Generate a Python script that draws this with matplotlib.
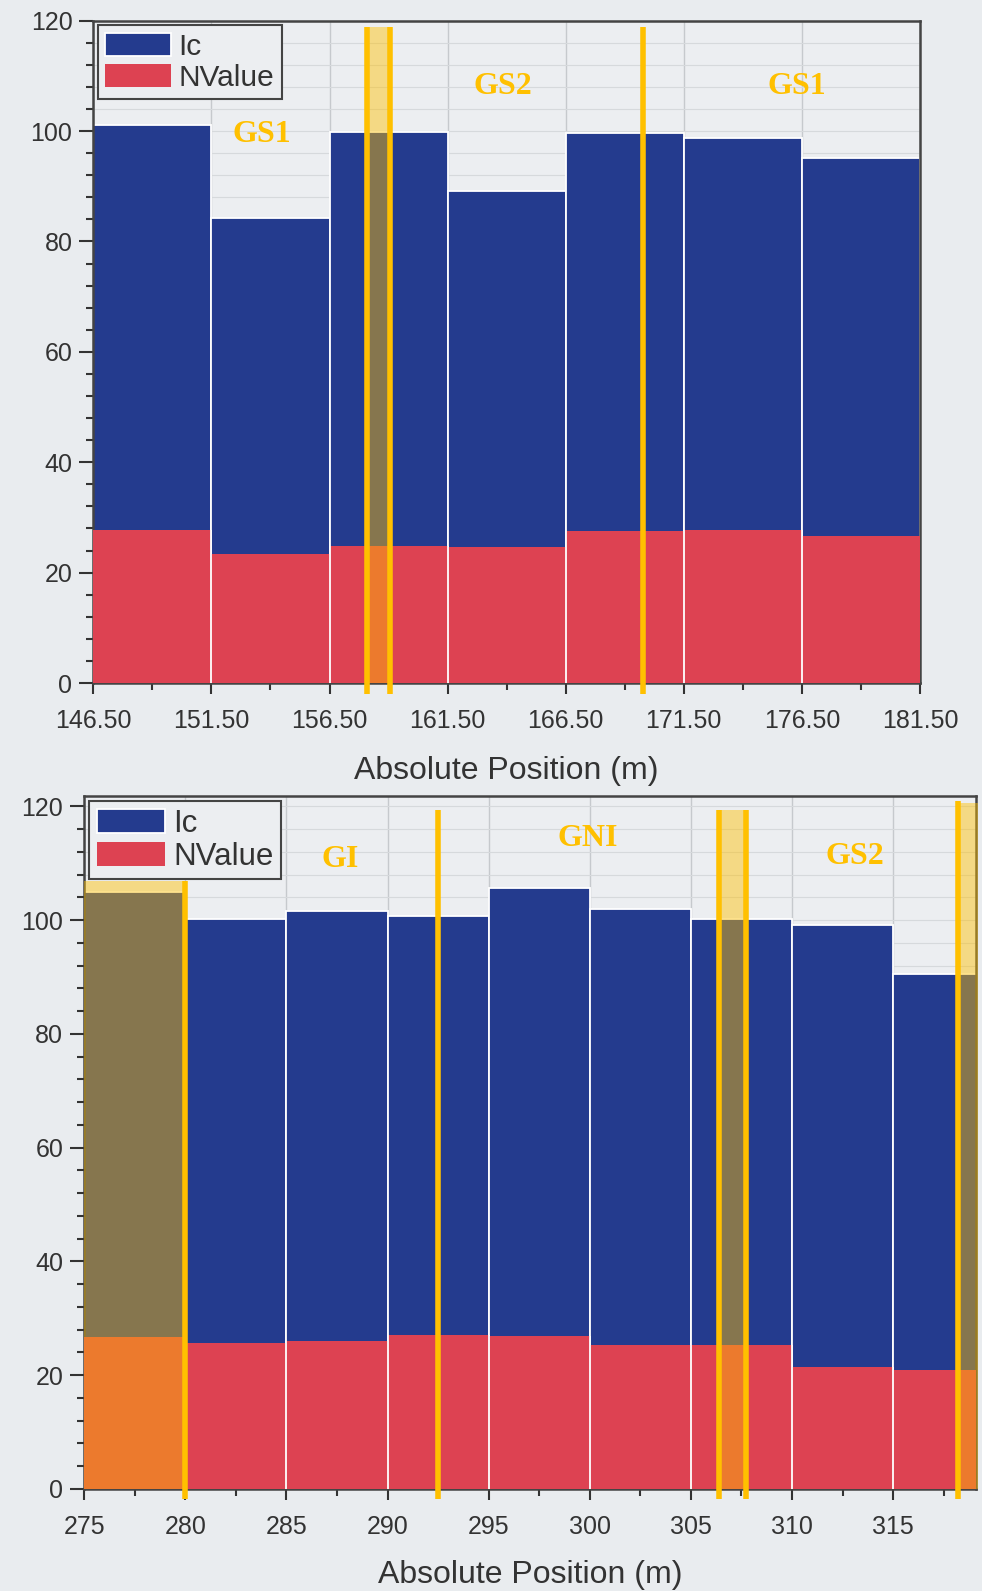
import matplotlib
matplotlib.use("Agg")
import matplotlib.pyplot as plt
from matplotlib.ticker import MultipleLocator

# ---------------- data ----------------
top_left_edges = [146.5, 151.5, 156.5, 161.5, 166.5, 171.5, 176.5]
top_ic = [101.1, 84.3, 99.9, 89.2, 99.7, 98.8, 95.1]
top_nv = [27.8, 23.3, 24.9, 24.6, 27.5, 27.7, 26.6]
top_xticks = [146.5, 151.5, 156.5, 161.5, 166.5, 171.5, 176.5, 181.5]
top_xticklabels = ["146.50", "151.50", "156.50", "161.50", "166.50", "171.50", "176.50", "181.50"]

bot_left_edges = [275, 280, 285, 290, 295, 300, 305, 310, 315]
bot_ic = [105.0, 100.1, 101.6, 100.7, 105.7, 102.0, 100.2, 99.1, 90.6]
bot_nv = [26.7, 25.7, 26.0, 27.1, 26.9, 25.3, 25.3, 21.4, 21.0]
bot_xticks = [275, 280, 285, 290, 295, 300, 305, 310, 315]
bot_xticklabels = ["275", "280", "285", "290", "295", "300", "305", "310", "315"]

yticks = [0, 20, 40, 60, 80, 100, 120]
series_names = ["Ic", "NValue"]

# annotation overlays (zone boundaries)
top_bands = [(158.08, 159.08, 118.8)]
top_lines = [(158.08, 118.8), (159.08, 118.8), (169.78, 118.8)]
top_zone_labels = ["GS1", "GS2", "GS1"]
top_zone_x = [153.63, 163.83, 176.3]
top_zone_y = [99.3, 108.0, 108.0]

bot_bands = [(275.0, 280.0, 106.9), (306.39, 307.71, 119.4), (318.2, 319.2, 120.5)]
bot_lines = [(280.0, 106.9), (292.52, 119.4), (306.39, 119.4), (307.71, 119.4), (318.2, 120.9)]
bot_zone_labels = ["GI", "GNI", "GS2"]
bot_zone_x = [287.64, 299.9, 313.1]
bot_zone_y = [110.6, 114.3, 111.1]

# ---------------- style ----------------
BLUE = "#243b8e"
RED = "#dd4252"
GOLD = "#FFC000"
FIG_BG = "#e9ecef"
AX_BG = "#eceef1"
TXT = "#333333"

plt.rcParams["font.family"] = ["Liberation Sans", "DejaVu Sans"]

W, H = 982, 1591
fig = plt.figure(figsize=(W / 100, H / 100), dpi=100, facecolor=FIG_BG)


def make_axes(l, r, t, b):
    return fig.add_axes([l / W, 1 - b / H, (r - l) / W, (b - t) / H])


ax1 = make_axes(93.3, 920.0, 20.7, 683.0)
ax2 = make_axes(84.2, 976.0, 796.0, 1489.0)


def style(ax, left_edges, ic, nv, xticks, xlabels, xlim, ylim, xminor,
          bands, lines, zl, zx, zy, line_bottom, legsize, labelpad):
    ax.set_facecolor(AX_BG)
    ax.bar(left_edges, ic, width=5, align="edge", color=BLUE,
           edgecolor="white", linewidth=1.3, zorder=2, label=series_names[0])
    ax.bar(left_edges, nv, width=5, align="edge", color=RED,
           linewidth=0, zorder=3, label=series_names[1])
    # white separators between adjacent bars over the red part
    for i in range(1, len(left_edges)):
        ax.vlines(left_edges[i], 0, max(nv[i - 1], nv[i]), colors="white",
                  linewidth=1.3, zorder=3.5)
    ax.set_xlim(*xlim)
    ax.set_ylim(*ylim)
    ax.set_xticks(xticks)
    ax.set_xticklabels(xlabels)
    ax.set_xticks(xminor, minor=True)
    ax.set_yticks(yticks)
    ax.yaxis.set_minor_locator(MultipleLocator(4))
    ax.tick_params(axis="both", which="major", labelsize=18, labelcolor=TXT,
                   color="#333333", width=1.5, direction="out")
    ax.tick_params(axis="y", which="major", length=10, pad=5)
    ax.tick_params(axis="x", which="major", length=8, pad=10.5)
    ax.tick_params(axis="both", which="minor", length=5, width=1.5,
                   color="#333333", direction="out")
    ax.grid(axis="x", which="major", color="#c6c9cd", linewidth=1.0, zorder=0)
    ax.grid(axis="y", which="both", color="#d6d9dc", linewidth=0.8, zorder=0)
    ax.set_axisbelow(True)
    for s in ax.spines.values():
        s.set_color("#444444")
        s.set_linewidth(1.8)
    ax.set_xlabel("Absolute Position (m)", fontsize=23, color=TXT, labelpad=labelpad)

    leg = ax.legend(loc="upper left", fontsize=legsize, handlelength=2.2,
                    handleheight=0.8, handletextpad=0.25, borderpad=0.25,
                    labelspacing=0.1, borderaxespad=0.15, fancybox=False,
                    framealpha=1.0, facecolor=AX_BG, edgecolor="#444444")
    leg.get_frame().set_linewidth(1.5)
    for t in leg.get_texts():
        t.set_color(TXT)
    leg.set_zorder(10)

    for x0, x1, top in bands:
        ax.fill_betweenx([0, top], x0, x1, color=GOLD, alpha=0.45,
                         linewidth=0, zorder=5, clip_on=False)
    for x, top in lines:
        ax.plot([x, x], [line_bottom, top], color=GOLD, linewidth=4,
                solid_capstyle="butt", zorder=6, clip_on=False)
    for lab, x, y in zip(zl, zx, zy):
        ax.text(x, y, lab, ha="center", va="center", color=GOLD,
                fontsize=23, fontweight="bold",
                family=["Liberation Serif", "DejaVu Serif"], zorder=7)


style(ax1, top_left_edges, top_ic, top_nv, top_xticks, top_xticklabels,
      (146.5, 181.5), (0, 120), [x + 2.5 for x in top_xticks[:-1]],
      top_bands, top_lines, top_zone_labels, top_zone_x, top_zone_y, -2.0,
      21.5, 17)

style(ax2, bot_left_edges, bot_ic, bot_nv, bot_xticks, bot_xticklabels,
      (275, 319.1), (0, 121.8), [x + 2.5 for x in bot_xticks],
      bot_bands, bot_lines, bot_zone_labels, bot_zone_x, bot_zone_y, -1.8,
      22.5, 15.5)

fig.savefig("out.png", dpi=100, facecolor=FIG_BG)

**Written task**
Quote the data above in full and without alteration; skip the pictures.

**Result of this task**
Generate a Python script that draws this with matplotlib.
import matplotlib
matplotlib.use("Agg")
import matplotlib.pyplot as plt
from matplotlib.ticker import MultipleLocator

# ---------------- data ----------------
top_left_edges = [146.5, 151.5, 156.5, 161.5, 166.5, 171.5, 176.5]
top_ic = [101.1, 84.3, 99.9, 89.2, 99.7, 98.8, 95.1]
top_nv = [27.8, 23.3, 24.9, 24.6, 27.5, 27.7, 26.6]
top_xticks = [146.5, 151.5, 156.5, 161.5, 166.5, 171.5, 176.5, 181.5]
top_xticklabels = ["146.50", "151.50", "156.50", "161.50", "166.50", "171.50", "176.50", "181.50"]

bot_left_edges = [275, 280, 285, 290, 295, 300, 305, 310, 315]
bot_ic = [105.0, 100.1, 101.6, 100.7, 105.7, 102.0, 100.2, 99.1, 90.6]
bot_nv = [26.7, 25.7, 26.0, 27.1, 26.9, 25.3, 25.3, 21.4, 21.0]
bot_xticks = [275, 280, 285, 290, 295, 300, 305, 310, 315]
bot_xticklabels = ["275", "280", "285", "290", "295", "300", "305", "310", "315"]

yticks = [0, 20, 40, 60, 80, 100, 120]
series_names = ["Ic", "NValue"]

# annotation overlays (zone boundaries)
top_bands = [(158.08, 159.08, 118.8)]
top_lines = [(158.08, 118.8), (159.08, 118.8), (169.78, 118.8)]
top_zone_labels = ["GS1", "GS2", "GS1"]
top_zone_x = [153.63, 163.83, 176.3]
top_zone_y = [99.3, 108.0, 108.0]

bot_bands = [(275.0, 280.0, 106.9), (306.39, 307.71, 119.4), (318.2, 319.2, 120.5)]
bot_lines = [(280.0, 106.9), (292.52, 119.4), (306.39, 119.4), (307.71, 119.4), (318.2, 120.9)]
bot_zone_labels = ["GI", "GNI", "GS2"]
bot_zone_x = [287.64, 299.9, 313.1]
bot_zone_y = [110.6, 114.3, 111.1]

# ---------------- style ----------------
BLUE = "#243b8e"
RED = "#dd4252"
GOLD = "#FFC000"
FIG_BG = "#e9ecef"
AX_BG = "#eceef1"
TXT = "#333333"

plt.rcParams["font.family"] = ["Liberation Sans", "DejaVu Sans"]

W, H = 982, 1591
fig = plt.figure(figsize=(W / 100, H / 100), dpi=100, facecolor=FIG_BG)


def make_axes(l, r, t, b):
    return fig.add_axes([l / W, 1 - b / H, (r - l) / W, (b - t) / H])


ax1 = make_axes(93.3, 920.0, 20.7, 683.0)
ax2 = make_axes(84.2, 976.0, 796.0, 1489.0)


def style(ax, left_edges, ic, nv, xticks, xlabels, xlim, ylim, xminor,
          bands, lines, zl, zx, zy, line_bottom, legsize, labelpad):
    ax.set_facecolor(AX_BG)
    ax.bar(left_edges, ic, width=5, align="edge", color=BLUE,
           edgecolor="white", linewidth=1.3, zorder=2, label=series_names[0])
    ax.bar(left_edges, nv, width=5, align="edge", color=RED,
           linewidth=0, zorder=3, label=series_names[1])
    # white separators between adjacent bars over the red part
    for i in range(1, len(left_edges)):
        ax.vlines(left_edges[i], 0, max(nv[i - 1], nv[i]), colors="white",
                  linewidth=1.3, zorder=3.5)
    ax.set_xlim(*xlim)
    ax.set_ylim(*ylim)
    ax.set_xticks(xticks)
    ax.set_xticklabels(xlabels)
    ax.set_xticks(xminor, minor=True)
    ax.set_yticks(yticks)
    ax.yaxis.set_minor_locator(MultipleLocator(4))
    ax.tick_params(axis="both", which="major", labelsize=18, labelcolor=TXT,
                   color="#333333", width=1.5, direction="out")
    ax.tick_params(axis="y", which="major", length=10, pad=5)
    ax.tick_params(axis="x", which="major", length=8, pad=10.5)
    ax.tick_params(axis="both", which="minor", length=5, width=1.5,
                   color="#333333", direction="out")
    ax.grid(axis="x", which="major", color="#c6c9cd", linewidth=1.0, zorder=0)
    ax.grid(axis="y", which="both", color="#d6d9dc", linewidth=0.8, zorder=0)
    ax.set_axisbelow(True)
    for s in ax.spines.values():
        s.set_color("#444444")
        s.set_linewidth(1.8)
    ax.set_xlabel("Absolute Position (m)", fontsize=23, color=TXT, labelpad=labelpad)

    leg = ax.legend(loc="upper left", fontsize=legsize, handlelength=2.2,
                    handleheight=0.8, handletextpad=0.25, borderpad=0.25,
                    labelspacing=0.1, borderaxespad=0.15, fancybox=False,
                    framealpha=1.0, facecolor=AX_BG, edgecolor="#444444")
    leg.get_frame().set_linewidth(1.5)
    for t in leg.get_texts():
        t.set_color(TXT)
    leg.set_zorder(10)

    for x0, x1, top in bands:
        ax.fill_betweenx([0, top], x0, x1, color=GOLD, alpha=0.45,
                         linewidth=0, zorder=5, clip_on=False)
    for x, top in lines:
        ax.plot([x, x], [line_bottom, top], color=GOLD, linewidth=4,
                solid_capstyle="butt", zorder=6, clip_on=False)
    for lab, x, y in zip(zl, zx, zy):
        ax.text(x, y, lab, ha="center", va="center", color=GOLD,
                fontsize=23, fontweight="bold",
                family=["Liberation Serif", "DejaVu Serif"], zorder=7)


style(ax1, top_left_edges, top_ic, top_nv, top_xticks, top_xticklabels,
      (146.5, 181.5), (0, 120), [x + 2.5 for x in top_xticks[:-1]],
      top_bands, top_lines, top_zone_labels, top_zone_x, top_zone_y, -2.0,
      21.5, 17)

style(ax2, bot_left_edges, bot_ic, bot_nv, bot_xticks, bot_xticklabels,
      (275, 319.1), (0, 121.8), [x + 2.5 for x in bot_xticks],
      bot_bands, bot_lines, bot_zone_labels, bot_zone_x, bot_zone_y, -1.8,
      22.5, 15.5)

fig.savefig("out.png", dpi=100, facecolor=FIG_BG)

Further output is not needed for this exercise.